How the bucket strategy beats a fixed 4% withdrawal
The primary advantage of buckets over a simple fixed-withdrawal approach is behavioral. Research consistently shows that retirees who see a clear, simple mental model for their finances make better decisions under stress. A 30% market drop feels very different when your "bills are paid bucket" is untouched versus when your single portfolio account is showing a six-figure loss.
Sequentially, the math is similar. Both strategies can sustain 3.5–4% withdrawal rates over long retirements. But the bucket strategy produces significantly fewer panic-sell events, which in practice improves outcomes.
| Approach | Sequence risk protection | Behavioral simplicity | Flexibility |
|---|---|---|---|
| Fixed 4% withdrawal | Low | High | Low |
| Bucket strategy | High | High | Medium |
| Dynamic withdrawal | Medium | Low | High |
| Guardrails strategy | High | Medium | High |
Bucket strategy for early retirees
Early retirees need to adjust the standard bucket setup. A 45-year-old retiring with 50 years ahead needs Bucket 3 to be proportionally larger — growth needs to carry the portfolio for decades. A reasonable starting allocation for early retirement:
- Bucket 1 (Cash): 1–2 years of expenses (slightly smaller than traditional retirement)
- Bucket 2 (Conservative): 3–5 years of expenses (shorter than traditional, because you have more time for Bucket 3 to recover)
- Bucket 3 (Growth): Everything else — typically 80–85% of the portfolio
This higher growth allocation is correct for early retirement. A 45-year-old shouldn't be 40% in bonds. Time is the most valuable asset in a long retirement, and it should be deployed in growth assets.

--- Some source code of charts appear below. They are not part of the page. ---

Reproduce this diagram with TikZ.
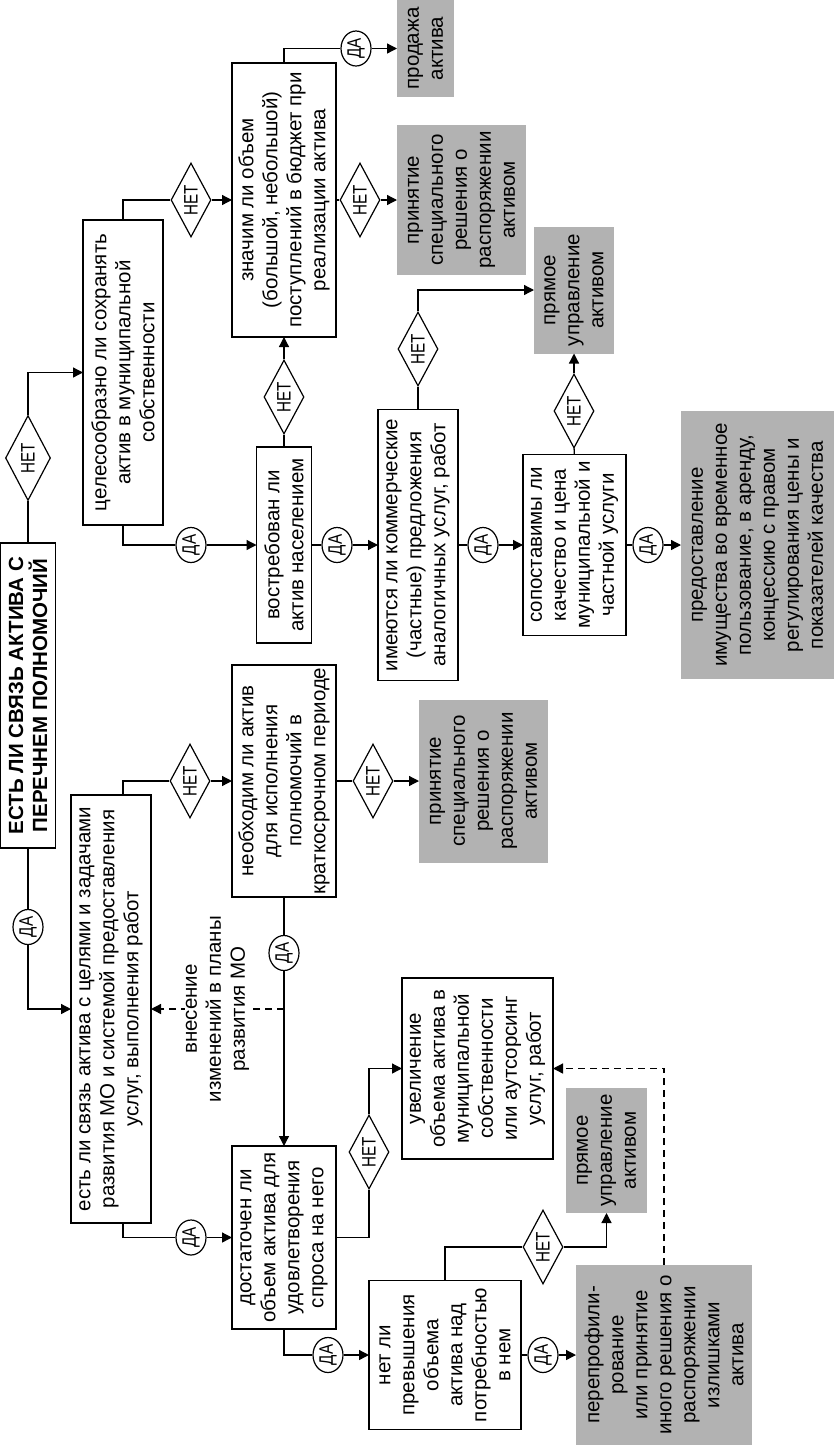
\documentclass[tikz,border=0pt]{standalone}
\usepackage{fontspec}
\setmainfont{Liberation Sans}
\newfontfamily\narrowsf[FakeStretch=0.78]{Liberation Sans}
\usetikzlibrary{shapes.geometric,arrows.meta}
\definecolor{actgray}{RGB}{178,178,178}
\tikzset{
  sz/.style 2 args={minimum height=#1pt, minimum width=#2pt},
  box/.style={draw, line width=1.5pt, rotate=90, align=center, inner sep=1pt, outer sep=0pt, font=\fontsize{20.5}{24}\selectfont},
  gbox/.style={fill=actgray, rotate=90, align=center, inner sep=1pt, outer sep=0pt, font=\fontsize{20.5}{24}\selectfont},
  nodiam/.style={draw, diamond, aspect=1.85, line width=1.2pt, rotate=90, inner sep=0pt, minimum width=74pt, minimum height=40pt, font=\narrowsf\fontsize{19.5}{22}\selectfont},
  yesoval/.style={draw, ellipse, line width=1.2pt, rotate=90, inner sep=0pt, minimum width=35pt, minimum height=30pt, font=\narrowsf\fontsize{19.5}{22}\selectfont},
  lbl/.style={fill=white, rotate=90, align=center, inner sep=1pt, font=\fontsize{20.5}{24}\selectfont},
  link/.style={line width=1.3pt},
  arr/.style={link, -{Triangle[length=10pt,width=10pt]}},
  darr/.style={arr, dash pattern=on 7pt off 5pt},
}
\begin{document}
\begin{tikzpicture}[x=1pt,y=-1pt]
\useasboundingbox (0,0) rectangle (834,1446);
% questions
\node[box, sz={55}{305}, font=\bfseries\fontsize{20.5}{24}\selectfont] (title) at (28,695.5) {ЕСТЬ ЛИ СВЯЗЬ АКТИВА С\\ПЕРЕЧНЕМ ПОЛНОМОЧИЙ};
\node[box, sz={80}{305}] (tsel) at (123,372.5) {целесообразно ли сохранять\\актив в муниципальной\\собственности};
\node[box, sz={80}{428}] (svyaz) at (111,1009) {есть ли связь актива с целями и задачами\\развития МО и системой предоставления\\услуг, выполнения работ};
\node[box, sz={104}{274}] (znach) at (284,200) {значим ли объем\\(большой, небольшой)\\поступлений в бюджет при\\реализации актива};
\node[box, sz={55}{196}] (vostr) at (284,545) {востребован ли\\актив населением};
\node[box, sz={80}{271}] (imeyut) at (418,545) {имеются ли коммерческие\\(частные) предложения\\аналогичных услуг, работ};
\node[box, sz={103}{181}] (sopost) at (574.5,545) {сопоставимы ли\\качество и цена\\муниципальной и\\частной услуги};
\node[box, sz={104}{232}] (neobh) at (284,781) {необходим ли актив\\для исполнения\\полномочий в\\краткосрочном периоде};
\node[box, sz={104}{183}] (dostat) at (284,1237.5) {достаточен ли\\объем актива для\\удовлетворения\\спроса на него};
\node[box, sz={152}{149}] (prevysh) at (445,1355) {нет ли\\превышения\\объема\\актива над\\потребностью\\в нем};
\node[box, sz={151}{181}] (uvelich) at (477.5,1068.5) {увеличение\\объема актива в\\муниципальной\\собственности\\или аутсорсинг\\услуг, работ};
% decisions
\node[gbox, sz={57}{97}] (prodazha) at (425.5,48.5) {продажа\\актива};
\node[gbox, sz={129}{150}] (prin1) at (461.5,200) {принятие\\специального\\решения о\\распоряжении\\активом};
\node[gbox, sz={80}{127}] (pryam1) at (574,290) {прямое\\управление\\активом};
\node[gbox, sz={153}{268}] (predost) at (757.5,545) {предоставление\\имущества во временное\\пользование, в аренду,\\концессию с правом\\регулирования цены и\\показателей качества};
\node[gbox, sz={129}{163}] (prin2) at (483.5,781) {принятие\\специального\\решения о\\распоряжении\\активом};
\node[gbox, sz={81}{125}] (pryam2) at (606.5,1150.5) {прямое\\управление\\активом};
\node[gbox, sz={176}{180}] (pereprof) at (664,1355) {перепрофили-\\рование\\или принятие\\иного решения о\\распоряжении\\излишками\\актива};
% answers
\node[nodiam, minimum width=85pt, minimum height=45pt] (net0) at (28,458) {НЕТ};
\node[nodiam] (net1) at (191,200) {НЕТ};
\node[nodiam] (net2) at (360,200) {НЕТ};
\node[nodiam] (net3) at (284,397) {НЕТ};
\node[nodiam] (net4) at (418,349) {НЕТ};
\node[nodiam] (net5) at (574,411) {НЕТ};
\node[nodiam] (net6) at (190,781) {НЕТ};
\node[nodiam] (net7) at (373,781) {НЕТ};
\node[nodiam] (net8) at (369,1152) {НЕТ};
\node[nodiam] (net9) at (543,1247) {НЕТ};
\node[yesoval] (da0) at (28,927) {ДА};
\node[yesoval] (da1) at (356,48.5) {ДА};
\node[yesoval] (da2) at (191,545) {ДА};
\node[yesoval] (da3) at (284,953) {ДА};
\node[yesoval] (da4) at (191,1237.5) {ДА};
\node[yesoval] (da5) at (328,1355) {ДА};
\node[yesoval] (da6) at (337,545) {ДА};
\node[yesoval] (da7) at (483,545) {ДА};
\node[yesoval] (da8) at (648,545) {ДА};
\node[yesoval] (da9) at (543,1355) {ДА};
% connectors
\draw[link] (title) -- (net0);
\draw[arr] (net0) |- (tsel);
\draw[link] (title) -- (da0);
\draw[arr] (da0) |- (svyaz);
\draw[link] (tsel) |- (net1);
\draw[arr] (net1) -- (znach);
\draw[link] (znach) |- (da1);
\draw[arr] (da1) -- (prodazha);
\draw[link] (znach) -- (net2);
\draw[arr] (net2) -- (prin1);
\draw[link] (tsel) |- (da2);
\draw[arr] (da2) -- (vostr);
\draw[link] (vostr) -- (net3);
\draw[arr] (net3) -- (znach);
\draw[link] (vostr) -- (da6);
\draw[arr] (da6) -- (imeyut);
\draw[link] (imeyut) -- (net4);
\draw[arr] (net4) |- (pryam1);
\draw[link] (imeyut) -- (da7);
\draw[arr] (da7) -- (sopost);
\draw[link] (sopost) -- (net5);
\draw[arr] (net5) -- (pryam1);
\draw[link] (sopost) -- (da8);
\draw[arr] (da8) -- (predost);
\draw[link] (svyaz.east -| tsel) |- (net6);
\draw[arr] (net6) -- (neobh);
\draw[link] (neobh) -- (net7);
\draw[arr] (net7) -- (prin2);
\draw[link] (neobh) -- (da3);
\draw[arr] (da3) -- (dostat);
\draw[darr] (da3 |- svyaz) -- node[lbl] {внесение\\изменений в планы\\развития МО} (svyaz);
\draw[link] (svyaz.west -| tsel) |- (da4);
\draw[arr] (da4) -- (dostat);
\draw[link] (dostat) -| (net8);
\draw[arr] (net8) |- (uvelich);
\draw[link] (dostat) |- (da5);
\draw[arr] (da5) -- (prevysh);
\draw[link] (prevysh) |- (net9);
\draw[arr] (net9) -| (pryam2);
\draw[link] (prevysh) -- (da9);
\draw[arr] (da9) -- (pereprof);
\draw[darr] (pereprof) |- (uvelich);
\end{tikzpicture}
\end{document}
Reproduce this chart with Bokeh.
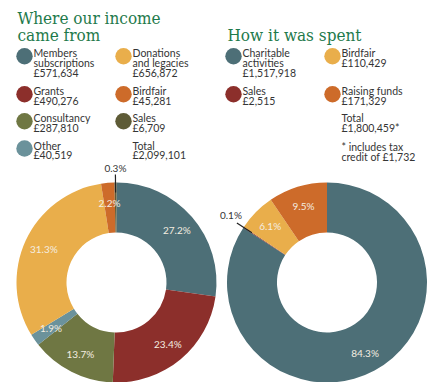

The bucket strategy doesn't necessarily produce better returns than a standard allocation. Its value is behavioral: it prevents the most expensive mistake in retirement — selling stocks during a crash to cover living expenses. Over a 40-year retirement, avoiding even one panic-sell event is worth hundreds of thousands of dollars.
The main critique: it's mostly mental accounting
Critics of the bucket strategy correctly point out that mathematically, three separate accounts with different allocations are equivalent to one account with the weighted-average allocation. If Bucket 1 is 100% cash, Bucket 2 is 40% stocks/60% bonds, and Bucket 3 is 100% stocks, you're really just holding a single portfolio with a specific asset allocation.
This is true. But "just mental accounting" understates how much behavior affects outcomes in retirement. A retiree who doesn't panic-sell in a crash outperforms one who does — even if their portfolios start identically. The bucket strategy is a framework for making the right decision automatic.